Arizona Daily Sun (Original) Posted on December 11, 2014 by Emery Cowan
The Mexican wolf is the rarest and most genetically distinct subspecies of all North American gray wolves. It was listed as an endangered subspecies in 1976 when just seven animals remained in the United States. The first wolves were reintroduced into the wild in 1998 and the population has since grown to an estimated 83 animals.
The U.S. Fish and Wildlife Service released a final environmental impact statement on proposed regulation changes regarding Mexican wolf management last month and is going through a last comment period before finalizing the document. The new rules will eventually allow the wolves to roam throughout a much larger area of southern New Mexico and Arizona but would increase the circumstances under which the animals could be killed, relocated or returned to captivity.
They include:
- A revision to the conditions that determine when the U.S. Fish and Wildlife Service would issue a permit to allow livestock owners to kill, harass, injure, trap or relocate any Mexican wolf that is in the act of biting, wounding or killing livestock on federal land. Current rules only allow such killing or harassment on federal land if the Mexican wolf population includes at least six breeding pairs, but the new rules will allow the U.S. Fish and Wildlife Service to give out those permits based on its assessment of the status of the wolf population as well as the individual case.

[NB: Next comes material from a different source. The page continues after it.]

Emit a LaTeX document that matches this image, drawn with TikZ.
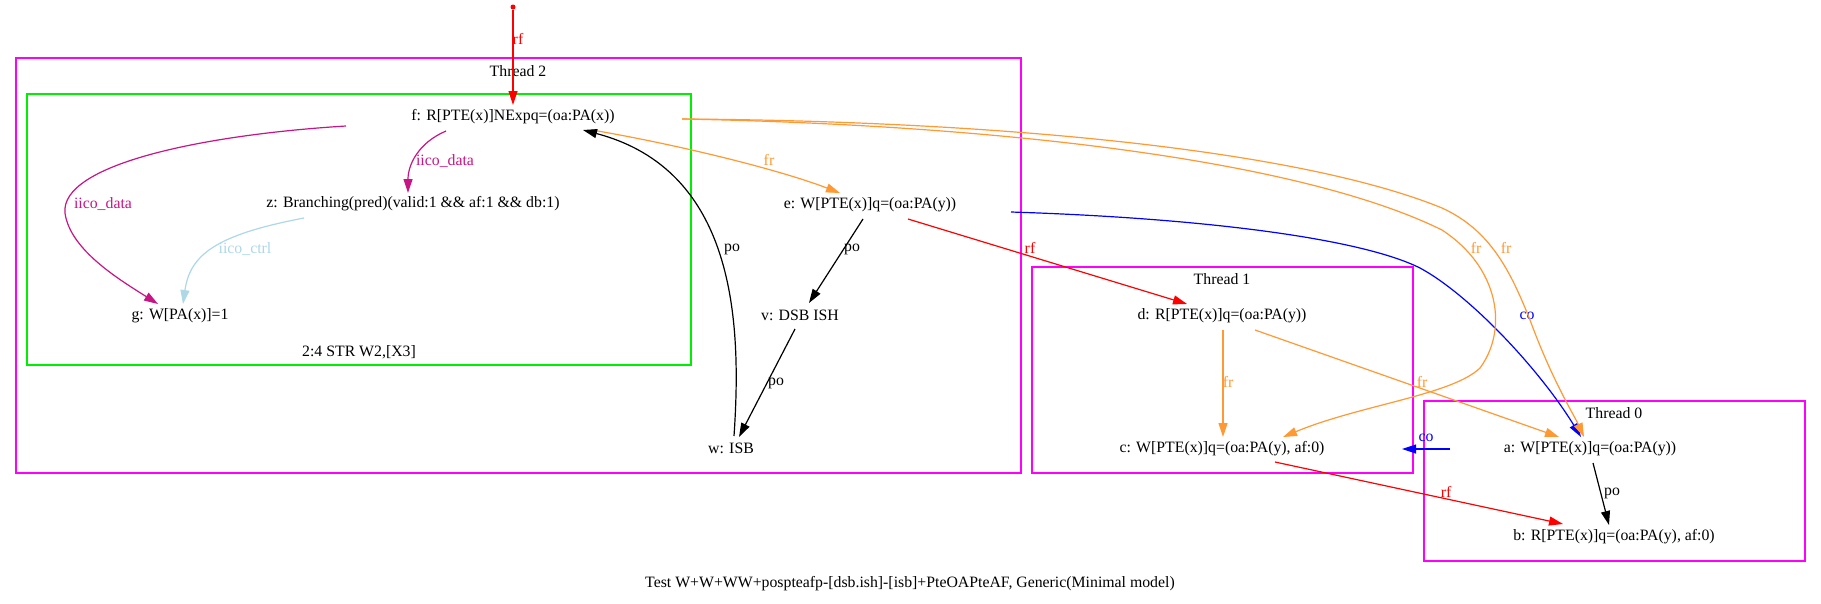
\documentclass[tikz,border=0pt]{standalone}
\usepackage{fontspec}
\setmainfont{Liberation Serif}
\usetikzlibrary{arrows.meta,calc}
\definecolor{thrcol}{RGB}{255,0,255}
\definecolor{grncol}{RGB}{0,238,0}
\definecolor{frcol}{RGB}{255,153,51}
\definecolor{iicod}{RGB}{199,21,133}
\definecolor{iicoc}{RGB}{173,216,230}
\definecolor{rfcol}{RGB}{255,0,0}
\definecolor{cocol}{RGB}{0,0,255}
\tikzset{
  ev/.style={inner sep=0pt, font=\fontsize{15.8}{18}\selectfont},
  lbl/.style={inner sep=0pt, font=\fontsize{15.8}{18}\selectfont},
  edge/.style={line width=1.2pt, -{Triangle[length=14pt,width=9pt]}},
  rfedge/.style={edge, draw=rfcol},
  coedge/.style={edge, draw=cocol},
  fredge/.style={edge, draw=frcol},
  poedge/.style={edge, draw=black},
  iddedge/.style={edge, draw=iicod},
  icedge/.style={edge, draw=iicoc},
  thrbox/.style={draw=thrcol, line width=1.2pt},
  grnbox/.style={draw=grncol, line width=1.2pt}
}
\begin{document}
\begin{tikzpicture}[x=1pt,y=-1pt]
\useasboundingbox (0,0) rectangle (1821,603);
\fill[white] (0,0) rectangle (1821,603);
% clusters
\draw[thrbox] (16,58) rectangle (1021,473);
\node[lbl] (t2) at (518,71) {Thread 2};
\draw[grnbox] (27,94) rectangle (691,365);
\node[lbl] (gl) at (359,352) {2:4 STR W2,[X3]};
\draw[thrbox] (1032,267) rectangle (1413,473);
\node[lbl] (t1) at (1222,279) {Thread 1};
\draw[thrbox] (1424,401) rectangle (1805,561);
\node[lbl] (t0) at (1614,413) {Thread 0};
% events
\node[ev] (f) at (513,117) {f: R[PTE(x)]NExpq=(oa:PA(x))};
\node[ev] (z) at (413,204) {z: Branching(pred)(valid:1 \&\& af:1 \&\& db:1)};
\node[ev] (g) at (180,316) {g: W[PA(x)]=1};
\node[ev] (e) at (870,205) {e: W[PTE(x)]q=(oa:PA(y))};
\node[ev] (v) at (800,315) {v: DSB ISH};
\node[ev] (w) at (731,448) {w: ISB};
\node[ev] (d) at (1222,316) {d: R[PTE(x)]q=(oa:PA(y))};
\node[ev] (c) at (1222,449) {c: W[PTE(x)]q=(oa:PA(y), af:0)};
\node[ev] (a) at (1590,449) {a: W[PTE(x)]q=(oa:PA(y))};
\node[ev] (b) at (1614,537) {b: R[PTE(x)]q=(oa:PA(y), af:0)};
\node[lbl] (cap) at (910,584) {Test W+W+WW+pospteafp-[dsb.ish]-[isb]+PteOAPteAF, Generic(Minimal model)};
% initial write
\node[circle, fill=rfcol, inner sep=0pt, minimum size=5pt] (src) at (513,7) {};
\draw[rfedge] (src) -- ($(f)+(0,-12)$);
\node[lbl, text=rfcol] (l1) at (518,39) {rf};
% iico
\draw[iddedge] ($(f)+(-167,9)$) .. controls (200,135) and (60,165) .. (65,213) .. controls (70,250) and (120,280) .. ($(g)+(-22,-12)$);
\node[lbl, text=iicod] (l2) at (103,204) {iico\_data};
\draw[iddedge] ($(f)+(-67,14)$) .. controls (418,143) and (408,165) .. ($(z)+(-5,-11)$);
\node[lbl, text=iicod] (l3) at (445,161) {iico\_data};
\draw[icedge] ($(z)+(-109,14)$) .. controls (215,235) and (190,255) .. ($(g)+(3,-12)$);
\node[lbl, text=iicoc] (l4) at (245,249) {iico\_ctrl};
% thread 2 po / fr
\draw[fredge] ($(f)+(79,13)$) .. controls (680,145) and (780,170) .. ($(e)+(-30,-12)$);
\node[lbl, text=frcol] (l5) at (769,160) {fr};
\draw[poedge] ($(e)+(-7,14)$) -- ($(v)+(9,-12)$);
\node[lbl] (l6) at (852,249) {po};
\draw[poedge] ($(v)+(-5,14)$) -- ($(w)+(8,-11)$);
\node[lbl] (l7) at (776,383) {po};
\draw[poedge] ($(w)+(3,-12)$) .. controls (742,320) and (735,170) .. ($(f)+(70,13)$);
\node[lbl] (l8) at (732,249) {po};
% cross-thread
\draw[rfedge] ($(e)+(38,14)$) -- ($(d)+(-35,-12)$);
\node[lbl, text=rfcol] (l9) at (1030,248) {rf};
\draw[coedge] ($(e)+(141,7)$) .. controls (1200,218) and (1360,238) .. (1420,268) .. controls (1470,295) and (1540,370) .. ($(a)+(-9,-12)$);
\node[lbl, text=cocol] (l10) at (1527,316) {co};
\draw[fredge] ($(f)+(169,2)$) .. controls (1000,125) and (1300,160) .. (1442,230) .. controls (1500,268) and (1508,330) .. (1480,368) .. controls (1452,395) and (1360,405) .. ($(c)+(61,-12)$);
\node[lbl, text=frcol] (l11) at (1476,248) {fr};
\draw[fredge] ($(f)+(169,2)$) .. controls (1000,121) and (1300,150) .. (1442,208) .. controls (1490,230) and (1510,270) .. (1530,320) .. controls (1552,380) and (1574,415) .. ($(a)+(-6,-12)$);
\node[lbl, text=frcol] (l12) at (1506,248) {fr};
% thread 1
\draw[fredge] ($(d)+(1,14)$) -- ($(c)+(1,-12)$);
\node[lbl, text=frcol] (l13) at (1228,382) {fr};
\draw[fredge] ($(d)+(33,14)$) -- ($(a)+(-31,-12)$);
\node[lbl, text=frcol] (l14) at (1422,382) {fr};
% thread 0
\draw[coedge] ($(a)+(-140,0)$) -- ($(c)+(180,0)$);
\node[lbl, text=cocol] (l15) at (1426,438) {co};
\draw[poedge] ($(a)+(3,14)$) -- ($(b)+(-5,-12)$);
\node[lbl] (l16) at (1612,493) {po};
\draw[rfedge] ($(c)+(53,13)$) -- ($(b)+(-51,-13)$);
\node[lbl, text=rfcol] (l17) at (1446,492) {rf};
\end{tikzpicture}
\end{document}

- Allowing domestic animal owners to kill, harass, injure, trap or relocate any Mexican wolf in the act of biting, wounding or killing domestic animals on private, state or tribal land within an experimental population area that covers much of southern Arizona and New Mexico. Previously that rule only applied when wolves were biting, wounding or killing livestock, which doesn't include dogs.
- Allowing the U.S. Fish and Wildlife Service to issue permits allowing domestic animal (including livestock) owners to kill, harass, injure, trap or relocate any Mexican wolf on non-federal land that the agency has determined needs to be removed.
- Creating a different process to determine if Mexican wolves are affecting a state's ungulate populations and authorizing removal if that is the case. The threshold is lower for determining if a state's ungulate herds are impacted, but the state is required to go through a lengthier process to prove that wolves are the problem and that their removal would help herd numbers.
- Setting a cap of 325 wolves throughout the experimental population area, above which wolf kills could be authorized, though that would be a last resort, U.S. Fish and Wildlife officials said.